By the same token, compromise and careful diplomacy will be needed to overcome national and cultural differences with respect to privacy and the disposition of personal data. In this case, signatories to any international agreement would need to find a middle ground between countries that view personal data as a resource available to states for solving societal challenges, and those that view individual privacy as near-sacrosanct.

The second key to global tech governance is to ensure that major developing countries have a central role in setting the agenda, pursuing policy innovations, enforcing existing rules, and adjudicating disputes. This condition is necessary (though not sufficient) for ensuring that there is trust within any new international framework.

As matters stand, tensions between developed and developing countries within existing multilateral organizations tend to result in the latter group being sidelined. In response, major emerging economies – particularly China – have started to build competing governance institutions such as the New Development Bank (commonly known as the BRICS Bank), the Asian Infrastructure Investment Bank, and the Belt and Road Initiative, effectively bypassing traditionally Western-dominated bodies such as the World Bank.

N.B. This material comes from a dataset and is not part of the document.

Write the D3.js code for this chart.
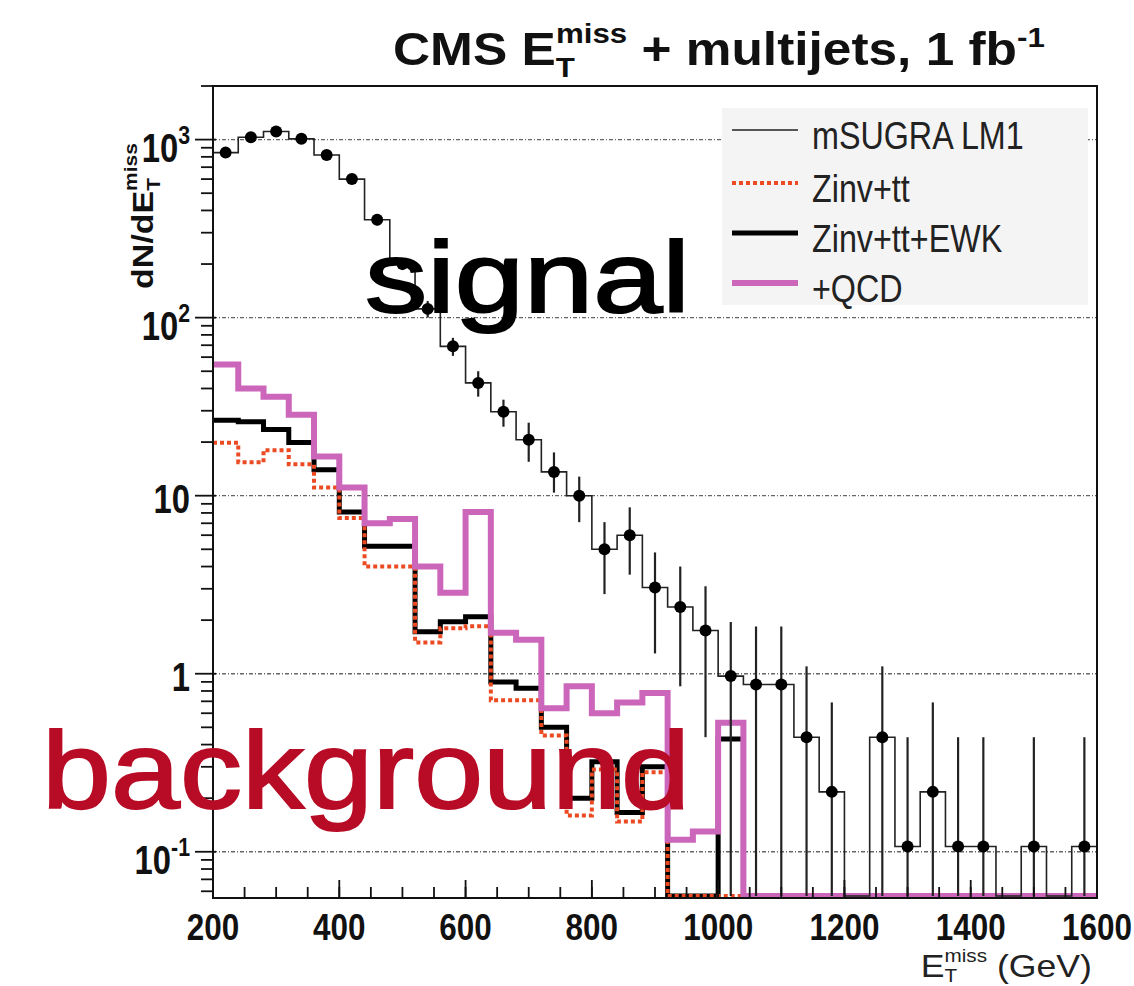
<!DOCTYPE html>
<html><head><meta charset="utf-8">
<script src="https://cdn.jsdelivr.net/npm/d3@7"></script>
<style>
body{margin:0;background:#fff;}
svg{display:block;font-family:"Liberation Sans",Arial,Helvetica,sans-serif;}
</style>
</head><body>
<svg id="c" width="1134" height="986"></svg>
<script>
// ---------- data ----------
const binLow = [200,240,280,320,360,400,440,480,520,560,600,640,680,720,760,800,840,880,920,960,1000,1040,1080,1120,1160,1200,1240,1280,1320,1360,1400,1440,1480,1520,1560];
const binWidth = 40;
const signal   = [845,1030,1110,1010,820,600,355,200,112,69,43,29.6,20.6,13.6,10,5.0,6.0,3.05,2.37,1.75,0.97,0.87,0.87,0.44,0.217,0,0.44,0.107,0.217,0.107,0.107,0,0.107,0,0.107];
const signalLo = [800,985,1060,965,780,565,330,185,100,61,36,24.4,15.5,10.4,7.1,2.8,3.6,1.3,0.85,0.44,0,0,0,0,0,null,0,0,0,0,0,null,0,null,0];
const signalHi = [890,1075,1160,1055,860,635,380,215,124,77,50,34.6,25.7,17.5,12.8,7.1,8.6,4.8,4.0,3.1,1.95,1.84,1.84,1.1,0.69,null,1.1,0.44,0.69,0.44,0.44,null,0.44,null,0.44];
const zinvTT    = [19.8,15.4,18,15,11.1,7.5,4.0,4.0,1.5,1.8,1.85,0.71,0.71,0.45,0.16,0.29,0.148,0.28,0,0,0,0,0,0,0,0,0,0,0,0,0,0,0,0,0];
const zinvTTEWK = [26.5,26,23.5,19.9,14,8.1,5.2,5.2,1.72,1.96,2.09,0.90,0.83,0.50,0.20,0.32,0.166,0.30,0,0,0.43,0,0,0,0,0,0,0,0,0,0,0,0,0,0];
const plusQCD   = [54.5,40,36,28.5,16.6,11.1,7.0,7.4,4.0,2.85,8.1,1.70,1.55,0.64,0.85,0.60,0.69,0.78,0.117,0.13,0.53,0,0,0,0,0,0,0,0,0,0,0,0,0,0];
const xTicks = [200,400,600,800,1000,1200,1400,1600];
const xMinorStep = 50;
const yTicks = [0.1,1,10,100,1000];
const yTickLabels = [["10","-1"],["1",""],["10",""],["10","2"],["10","3"]];
const legendItems = ["mSUGRA LM1","Zinv+tt","Zinv+tt+EWK","+QCD"];

// ---------- setup ----------
const svg = d3.select("#c");
const x = d3.scaleLinear().domain([200,1600]).range([213,1097]);
const y = d3.scaleLog().domain([0.055,2000]).range([898,86]);
const yFloor = y.range()[0] - 2;
const yv = v => (v > 0 ? y(v) : yFloor);

const COL_RED = "#ec4a22", COL_PINK = "#cc66bb", COL_BG = "#b80c26";

function stepPath(vals){
  const pts = binLow.map((b,i)=>[x(b), yv(vals[i])]);
  pts.push([x(binLow[binLow.length-1]+binWidth), yv(vals[vals.length-1])]);
  return d3.line().curve(d3.curveStepAfter)(pts);
}

// ---------- gridlines ----------
svg.append("g").selectAll("line").data(yTicks).join("line")
  .attr("x1", x(200)).attr("x2", x(1600))
  .attr("y1", d=>y(d)).attr("y2", d=>y(d))
  .attr("stroke","#666").attr("stroke-width",1.3)
  .attr("stroke-dasharray","4,2,1,2");

// ---------- legend box ----------
const leg = svg.append("g");
leg.append("rect").attr("x",722).attr("y",108).attr("width",366).attr("height",197)
  .attr("fill","#f4f4f4");

// ---------- histograms ----------
svg.append("path").attr("d", stepPath(zinvTTEWK)).attr("fill","none")
  .attr("stroke","#000").attr("stroke-width",5);
svg.append("path").attr("d", stepPath(zinvTT)).attr("fill","none")
  .attr("stroke",COL_RED).attr("stroke-width",4).attr("stroke-dasharray","4,3");
svg.append("path").attr("d", stepPath(plusQCD)).attr("fill","none")
  .attr("stroke",COL_PINK).attr("stroke-width",6);
svg.append("path").attr("d", stepPath(signal)).attr("fill","none")
  .attr("stroke","#222").attr("stroke-width",1.6);

// ---------- signal points ----------
const pts = binLow.map((b,i)=>({c:b+binWidth/2, v:signal[i], lo:signalLo[i], hi:signalHi[i]}))
  .filter(d=>d.v>0);
svg.append("g").selectAll("line").data(pts).join("line")
  .attr("x1",d=>x(d.c)).attr("x2",d=>x(d.c))
  .attr("y1",d=>yv(d.lo)).attr("y2",d=>yv(d.hi))
  .attr("stroke","#222").attr("stroke-width",2.2);
svg.append("g").selectAll("circle").data(pts).join("circle")
  .attr("cx",d=>x(d.c)).attr("cy",d=>y(d.v)).attr("r",6).attr("fill","#000");

// ---------- frame & axes ----------
svg.append("rect").attr("x",x(200)).attr("y",y.range()[1])
  .attr("width",x(1600)-x(200)).attr("height",y.range()[0]-y.range()[1])
  .attr("fill","none").attr("stroke","#111").attr("stroke-width",2);

// y ticks (outside, left)
const yMinor = [];
for (let e=-2;e<=3;e++) for (let m=2;m<=9;m++){ const v=m*Math.pow(10,e); if(v>=0.055 && v<=2000) yMinor.push(v); }
svg.append("g").selectAll("line").data(yMinor).join("line")
  .attr("x1",x(200)-12).attr("x2",x(200)).attr("y1",d=>y(d)).attr("y2",d=>y(d))
  .attr("stroke","#111").attr("stroke-width",1.8);
svg.append("g").selectAll("line").data(yTicks).join("line")
  .attr("x1",x(200)-18).attr("x2",x(200)+3).attr("y1",d=>y(d)).attr("y2",d=>y(d))
  .attr("stroke","#111").attr("stroke-width",1.8);

// x ticks (inside, up)
const xMinor = d3.range(200,1601,xMinorStep);
svg.append("g").selectAll("line").data(xMinor).join("line")
  .attr("x1",d=>x(d)).attr("x2",d=>x(d)).attr("y1",y.range()[0]).attr("y2",y.range()[0]-11)
  .attr("stroke","#111").attr("stroke-width",1.8);
svg.append("g").selectAll("line").data(xTicks).join("line")
  .attr("x1",d=>x(d)).attr("x2",d=>x(d)).attr("y1",y.range()[0]).attr("y2",y.range()[0]-18)
  .attr("stroke","#111").attr("stroke-width",1.8);

// ---------- text helpers ----------
function gtxt(tx, ty, sx){ return svg.append("g").attr("transform",`translate(${tx},${ty}) scale(${sx},1)`); }

// x tick labels
xTicks.forEach(t=>{
  gtxt(x(t), 940, 0.85).append("text").attr("text-anchor","middle")
    .attr("font-size",37).attr("font-weight","bold").attr("fill","#111").text(t);
});

// y tick labels
yTicks.forEach((t,i)=>{
  const [base, sup] = yTickLabels[i];
  const g = gtxt(190, y(t) + (sup ? 22 : 17), 0.82);
  const tx = g.append("text").attr("text-anchor","end").attr("font-weight","bold").attr("fill","#111");
  tx.append("tspan").attr("font-size",40).text(base);
  if (sup) tx.append("tspan").attr("font-size",26).attr("dy",-18).text(sup);
});

// x axis title
{
  const g = svg.append("g");
  const t = g.append("text").attr("text-anchor","end").attr("fill","#222").attr("font-size",31);
  t.append("tspan").text("E");
  t.append("tspan").attr("font-size",18).attr("dy",5).text("T");
  t.append("tspan").attr("font-size",18).attr("dx",-11).attr("dy",-20).text("miss");
  t.append("tspan").attr("dy",15).text(" (GeV)");
  const w = t.node().getBBox().width;
  g.attr("transform",`translate(1092,977) scale(${Math.min(1.15,(1092-895)/w)},1)`);
}

// y axis title
{
  const g = svg.append("g").attr("transform","translate(153,216) rotate(-90) scale(1,0.85)");
  const t = g.append("text").attr("text-anchor","middle").attr("font-weight","bold").attr("fill","#111").attr("font-size",34);
  t.append("tspan").text("dN/dE");
  t.append("tspan").attr("font-size",21).attr("dy",8).text("T");
  t.append("tspan").attr("font-size",21).attr("dx",-13).attr("dy",-27).text("miss");
}

// title
{
  const g = svg.append("g");
  const t = g.append("text").attr("font-weight","bold").attr("fill","#111").attr("font-size",46);
  t.append("tspan").text("CMS E");
  t.append("tspan").attr("font-size",28).attr("dy",12).text("T");
  t.append("tspan").attr("font-size",28).attr("dx",-17).attr("dy",-34).text("miss");
  t.append("tspan").attr("dy",22).text(" + multijets, 1 fb");
  t.append("tspan").attr("font-size",28).attr("dy",-18).text("-1");
  const w = t.node().getBBox().width;
  const sx = (1045-393)/w;
  g.attr("transform",`translate(393,65) scale(${sx},1)`);
}

// legend entries
const legY = [130,183,233,283];
const legStyles = [
  {stroke:"#222", w:1.6, dash:null},
  {stroke:COL_RED, w:4, dash:"4,3"},
  {stroke:"#000", w:5, dash:null},
  {stroke:COL_PINK, w:6, dash:null}
];
legendItems.forEach((name,i)=>{
  const s = legStyles[i];
  const l = leg.append("line").attr("x1",732).attr("x2",798).attr("y1",legY[i]).attr("y2",legY[i])
    .attr("stroke",s.stroke).attr("stroke-width",s.w);
  if (s.dash) l.attr("stroke-dasharray",s.dash);
  const g = leg.append("g").attr("transform",`translate(812,${legY[i]+19}) scale(0.85,1)`);
  g.append("text").attr("font-size",38).attr("fill","#222").text(name);
});

// big annotations
svg.append("text").attr("x",365).attr("y",312).attr("font-size",100).attr("fill","#000")
  .attr("stroke","#000").attr("stroke-width",2)
  .attr("textLength",325).attr("lengthAdjust","spacingAndGlyphs").text("signal");
svg.append("text").attr("x",42).attr("y",808).attr("font-size",110).attr("fill",COL_BG)
  .attr("stroke",COL_BG).attr("stroke-width",2)
  .attr("textLength",648).attr("lengthAdjust","spacingAndGlyphs").text("background");
</script>
</body></html>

Finally, global governance of the digital economy must have “teeth” to enforce the agreed rules and principles; otherwise, the current technological superpowers will simply ignore the new framework, rendering it irrelevant.

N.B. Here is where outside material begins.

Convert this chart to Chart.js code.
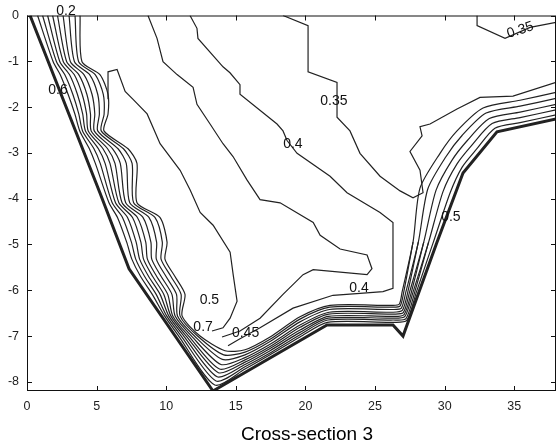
<!DOCTYPE html>
<html>
<head>
<meta charset="utf-8">
<script src="https://cdn.jsdelivr.net/npm/chart.js@4/dist/chart.umd.min.js"></script>
<style>
  html, body { margin: 0; padding: 0; background: #fff; }
  #wrap { width: 557px; height: 446px; }
</style>
</head>
<body>
<div id="wrap"><canvas id="c" width="557" height="446"></canvas></div>
<script>
// Axis ticks (distance across the section, depth)
const xTickValues = [0, 5, 10, 15, 20, 25, 30, 35];
const yTickValues = [0, -1, -2, -3, -4, -5, -6, -7, -8];
const captionText = 'Cross-section 3';

// Channel bed profile [distance, depth]
const bedProfile = [[0.22,0],[5.25,-3.88],[7.33,-5.53],[13.36,-8.2],[21.55,-6.76],[26.29,-6.76],
  [27.01,-7.0],[29.45,-4.95],[31.32,-3.44],[33.76,-2.54],[38,-2.26]];

// Contours hugging the bed from bank to bank, innermost first
const bankContour1 = [[0.76,0],[1.88,-1.01],[2.38,-1.29],[2.95,-1.72],[3.44,-2.15],[3.79,-2.52],[4.48,-2.91],
  [4.91,-3.23],[5.89,-4.09],[6.50,-4.41],[7.16,-4.95],[7.53,-5.32],[8.16,-5.70],[9.00,-6.09],[9.88,-6.56],
  [10.90,-7.0],[13.49,-8.07],[15.66,-7.72],[17.46,-7.41],[19.61,-7.02],[21.58,-6.70],[26.29,-6.70],
  [27.28,-6.66],[27.98,-6.03],[29.19,-4.95],[30.41,-3.86],[31.26,-3.31],[32.29,-2.92],[33.61,-2.46],
  [35.42,-2.34],[38,-2.17]];
const bankContour2 = [[1.48,0],[2.36,-1.01],[3.05,-1.29],[3.62,-1.72],[4.0,-2.15],[4.20,-2.52],[5.13,-2.91],
  [5.61,-3.23],[6.36,-4.09],[7.22,-4.41],[7.84,-4.95],[8.09,-5.32],[8.74,-5.70],[9.56,-6.09],[10.18,-6.56],
  [11.26,-7.0],[13.66,-7.89],[15.66,-7.62],[17.46,-7.32],[19.61,-6.92],[21.63,-6.61],[26.29,-6.61],
  [27.15,-6.57],[27.74,-6.03],[28.85,-4.95],[29.89,-3.84],[30.89,-3.24],[31.96,-2.83],[33.41,-2.36],
  [35.42,-2.23],[38,-2.06]];
const bankContour3 = [[2.19,0],[2.85,-1.01],[3.72,-1.29],[4.30,-1.72],[4.56,-2.15],[4.61,-2.52],[5.79,-2.91],
  [6.32,-3.23],[6.83,-4.09],[7.93,-4.41],[8.53,-4.95],[8.65,-5.32],[9.32,-5.70],[10.11,-6.09],[10.47,-6.56],
  [11.62,-7.0],[13.83,-7.72],[15.66,-7.52],[17.46,-7.23],[19.61,-6.81],[21.67,-6.52],[26.29,-6.52],
  [27.03,-6.49],[27.49,-6.03],[28.50,-4.95],[29.38,-3.82],[30.51,-3.17],[31.63,-2.73],[33.21,-2.25],
  [35.42,-2.11],[38,-1.94]];
const bankContour4 = [[3.02,0],[3.41,-1.01],[4.50,-1.29],[5.08,-1.72],[5.20,-2.15],[5.08,-2.52],[6.54,-2.91],
  [7.13,-3.23],[7.38,-4.09],[8.76,-4.41],[9.31,-4.95],[9.29,-5.32],[9.99,-5.70],[10.74,-6.09],[10.81,-6.56],
  [12.03,-7.0],[14.03,-7.51],[15.66,-7.41],[17.46,-7.12],[19.61,-6.69],[21.72,-6.42],[26.29,-6.42],
  [26.89,-6.39],[27.22,-6.03],[28.11,-4.95],[28.79,-3.79],[30.08,-3.09],[31.25,-2.62],[32.98,-2.13],
  [35.42,-1.98],[38,-1.81]];
const bankContour5 = [[3.81,0],[3.95,-1.01],[5.24,-1.29],[5.82,-1.72],[5.82,-2.15],[5.53,-2.52],[7.26,-2.91],
  [7.90,-3.23],[7.90,-4.09],[9.55,-4.41],[10.06,-4.95],[9.91,-5.32],[10.63,-5.70],[11.35,-6.09],[11.14,-6.56],
  [12.43,-7.0],[14.22,-7.32],[15.66,-7.30],[17.46,-7.02],[19.61,-6.58],[21.77,-6.33],[26.29,-6.33],
  [26.75,-6.30],[26.95,-6.03],[27.73,-4.95],[28.23,-3.77],[29.67,-3.01],[30.89,-2.52],[32.76,-2.02],
  [35.42,-1.85],[38,-1.68]];

// Extra contours of the left bank and bottom that pinch out on the right bank
const leftContour1 = [[1.12,0],[2.12,-1.01],[2.71,-1.29],[3.29,-1.72],[3.72,-2.15],[3.99,-2.52],[4.81,-2.91],
  [5.26,-3.23],[6.12,-4.09],[6.86,-4.41],[7.50,-4.95],[7.81,-5.32],[8.45,-5.70],[9.28,-6.09],[10.03,-6.56],
  [11.08,-7.0],[13.58,-7.98],[15.66,-7.67],[17.46,-7.37],[19.61,-6.97],[21.61,-6.65],[26.29,-6.65],
  [27.22,-6.62],[27.86,-6.03],[28.85,-4.95]];
const leftContour2 = [[1.84,0],[2.61,-1.01],[3.39,-1.29],[3.96,-1.72],[4.28,-2.15],[4.40,-2.52],[5.46,-2.91],
  [5.96,-3.23],[6.60,-4.09],[7.58,-4.41],[8.18,-4.95],[8.37,-5.32],[9.03,-5.70],[9.83,-6.09],[10.33,-6.56],
  [11.44,-7.0],[13.75,-7.80],[15.66,-7.57],[17.46,-7.27],[19.61,-6.87],[21.65,-6.57],[26.29,-6.57],
  [27.09,-6.53],[27.62,-6.03],[28.50,-4.95]];
const leftContour3 = [[2.59,0],[3.12,-1.01],[4.09,-1.29],[4.67,-1.72],[4.87,-2.15],[4.83,-2.52],[6.15,-2.91],
  [6.70,-3.23],[7.09,-4.09],[8.33,-4.41],[8.90,-4.95],[8.96,-5.32],[9.64,-5.70],[10.41,-6.09],[10.64,-6.56],
  [11.82,-7.0],[13.93,-7.62],[15.66,-7.47],[17.46,-7.18],[19.61,-6.76],[21.70,-6.48],[26.29,-6.48],
  [26.96,-6.44],[27.36,-6.03],[28.11,-4.95]];
const leftContour4 = [[3.45,0],[3.71,-1.01],[4.90,-1.29],[5.48,-1.72],[5.54,-2.15],[5.33,-2.52],[6.93,-2.91],
  [7.55,-3.23],[7.66,-4.09],[9.19,-4.41],[9.72,-4.95],[9.63,-5.32],[10.34,-5.70],[11.07,-6.09],[10.99,-6.56],
  [12.25,-7.0],[14.13,-7.41],[15.66,-7.35],[17.46,-7.07],[19.61,-6.63],[21.75,-6.37],[26.29,-6.37],
  [26.81,-6.34],[27.07,-6.03],[27.73,-4.95]];

// Open-water contours
const contour035 = [[18.39,0],[20.19,-0.22],[20.19,-1.23],[22.27,-1.46],[22.27,-2.22],[23.20,-2.52],
  [23.92,-3.01],[25.36,-3.51],[26.80,-3.83],[27.73,-3.98],[28.45,-3.87],[28.23,-3.38],[27.51,-2.97],
  [28.38,-2.63],[28.23,-2.43],[28.95,-2.37],[30.89,-2.04],[32.54,-1.79],[34.91,-1.76],[38,-1.46]];
const contour040 = [[11.71,0],[12.21,-0.28],[12.28,-0.50],[14.08,-1.12],[14.58,-1.25],[15.30,-1.51],
  [15.30,-1.72],[17.96,-2.37],[18.39,-2.52],[18.68,-2.73],[19.40,-3.01],[21.77,-3.51],[22.99,-3.87],
  [25.36,-4.30],[26.29,-4.52],[26.29,-5.96],[25.57,-6.03],[23.92,-6.07],[21.98,-6.11],[19.11,-6.39],
  [16.74,-6.82],[15.30,-7.06],[14.44,-7.21]];
const contour045 = [[8.69,0],[9.34,-0.50],[9.77,-1.01],[10.78,-1.29],[11.93,-1.57],[12.21,-1.94],
  [13.15,-2.37],[14.08,-2.80],[14.80,-3.08],[15.80,-3.59],[16.74,-4.02],[18.18,-4.09],[20.56,-4.52],
  [21.06,-4.80],[22.49,-5.10],[24.43,-5.23],[24.78,-5.53],[24.43,-5.66],[20.56,-5.55],[19.83,-5.66],
  [18.39,-6.09],[16.74,-6.61],[15.30,-6.89],[14.01,-7.02]];
const contour050 = [[5.82,-1.83],[5.82,-1.23],[6.47,-1.18],[7.05,-1.66],[7.62,-1.83],[8.63,-2.15],
  [9.56,-2.80],[11.0,-3.38],[11.72,-3.81],[12.44,-4.30],[13.37,-4.58],[14.59,-5.17],[14.81,-5.66],
  [15.09,-6.24],[14.59,-6.61],[14.08,-6.82],[13.29,-6.89]];
const contourTopRight = [[32.33,0],[32.33,-0.22],[34.34,-0.50],[36.14,-0.26],[38,-0.15]];

// Contour labels: [text, distance, depth, angle in degrees]
const contourLabels = [
  ['0.2', 2.8, 0.1, 0],
  ['0.6', 2.23, -1.64, 0],
  ['0.35', 22.05, -1.87, 0],
  ['0.4', 19.1, -2.80, 0],
  ['0.35', 35.44, -0.32, -18],
  ['0.5', 30.45, -4.41, 0],
  ['0.5', 13.1, -6.22, 0],
  ['0.7', 12.65, -6.8, 0],
  ['0.45', 15.7, -6.93, 0],
  ['0.4', 23.85, -5.95, 0]
];

// w: stroke width, t: curve tension (rounded bank contours, angular open-water ones)
const lineSets = [
  { pts: bedProfile, w: 3, t: 0 },
  { pts: bankContour1, w: 1.2, t: 0.25 },
  { pts: leftContour1, w: 1.2, t: 0.25 },
  { pts: bankContour2, w: 1.2, t: 0.25 },
  { pts: leftContour2, w: 1.2, t: 0.25 },
  { pts: bankContour3, w: 1.2, t: 0.25 },
  { pts: leftContour3, w: 1.2, t: 0.25 },
  { pts: bankContour4, w: 1.2, t: 0.25 },
  { pts: leftContour4, w: 1.2, t: 0.25 },
  { pts: bankContour5, w: 1.2, t: 0.25 },
  { pts: contour035, w: 1.2, t: 0 },
  { pts: contour040, w: 1.2, t: 0 },
  { pts: contour045, w: 1.2, t: 0 },
  { pts: contour050, w: 1.2, t: 0 },
  { pts: contourTopRight, w: 1.2, t: 0 }
];

const FONT = '"Liberation Sans", Arial, sans-serif';

// Box frame with inward tick marks on all four sides, plus the caption
const framePlugin = {
  id: 'frame',
  afterDatasetsDraw(chart) {
    const { ctx, chartArea: a, scales: { x, y } } = chart;
    ctx.save();
    ctx.strokeStyle = '#111';
    ctx.lineWidth = 1;
    ctx.strokeRect(a.left + 0.5, a.top + 0.5, a.right - a.left - 1, a.bottom - a.top - 1);
    ctx.beginPath();
    xTickValues.forEach(v => {
      const px = Math.round(x.getPixelForValue(v)) + 0.5;
      ctx.moveTo(px, a.bottom); ctx.lineTo(px, a.bottom - 5);
      ctx.moveTo(px, a.top); ctx.lineTo(px, a.top + 5);
    });
    yTickValues.forEach(v => {
      const py = Math.round(y.getPixelForValue(v)) + 0.5;
      ctx.moveTo(a.left, py); ctx.lineTo(a.left + 5, py);
      ctx.moveTo(a.right, py); ctx.lineTo(a.right - 5, py);
    });
    ctx.stroke();
    ctx.fillStyle = '#000';
    ctx.font = '19px ' + FONT;
    ctx.textAlign = 'center';
    ctx.textBaseline = 'middle';
    ctx.fillText(captionText, 307, 435);
    ctx.restore();
  }
};

// Contour value labels placed on the data scales
const labelPlugin = {
  id: 'contourLabels',
  afterDatasetsDraw(chart) {
    const { ctx, scales: { x, y } } = chart;
    ctx.save();
    ctx.font = '14px ' + FONT;
    ctx.fillStyle = '#111';
    ctx.textAlign = 'center';
    ctx.textBaseline = 'middle';
    contourLabels.forEach(([t, vx, vy, ang]) => {
      ctx.save();
      ctx.translate(x.getPixelForValue(vx), y.getPixelForValue(vy));
      ctx.rotate(ang * Math.PI / 180);
      ctx.fillText(t, 0, 0);
      ctx.restore();
    });
    ctx.restore();
  }
};

new Chart(document.getElementById('c'), {
  type: 'scatter',
  data: {
    datasets: lineSets.map(s => ({
      data: s.pts,
      showLine: true,
      borderColor: '#222',
      borderWidth: s.w,
      pointRadius: 0,
      pointHoverRadius: 0,
      fill: false,
      tension: s.t
    }))
  },
  options: {
    responsive: false,
    animation: false,
    devicePixelRatio: 1,
    layout: { padding: { top: 10, right: 1, left: 0, bottom: 0 } },
    plugins: {
      legend: { display: false },
      tooltip: { enabled: false },
      title: { display: false }
    },
    scales: {
      x: {
        type: 'linear',
        min: 0, max: 38,
        grid: { display: false, drawTicks: false },
        border: { display: false },
        afterBuildTicks: s => { s.ticks = xTickValues.map(v => ({ value: v })); },
        afterFit: s => { s.height = 55; },
        ticks: {
          padding: 8,
          color: '#1e1e1e',
          font: { family: FONT, size: 12.5 },
          maxRotation: 0,
          autoSkip: false
        }
      },
      y: {
        type: 'linear',
        min: -8.2, max: 0,
        grid: { display: false, drawTicks: false },
        border: { display: false },
        afterBuildTicks: s => { s.ticks = yTickValues.map(v => ({ value: v })); },
        afterFit: s => { s.width = 27; },
        ticks: {
          padding: 8,
          color: '#1e1e1e',
          font: { family: FONT, size: 12.5 },
          autoSkip: false
        }
      }
    }
  },
  plugins: [framePlugin, labelPlugin]
});
</script>
</body>
</html>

Ultimately, global governance is the only real solution. Proposals to break up large technology companies are counterproductive. Dismantling today’s digital platforms and conglomerates could result in enormous value destruction and lost synergies, jeopardize thousands of high-skilled jobs, and fundamentally weaken the efficiency and effectiveness of the tech sector as a whole.

Given these potential costs, crafting a new global framework that balances the needs of the developed and developing world, while daunting, is the best way forward. If the forces of division prevail over proponents of multilateralism and cooperation, the divisive effects of the splinternet will be felt everywhere, in trade and other forms of cross-border commerce, and ultimately in the welfare losses implied by slower economic growth.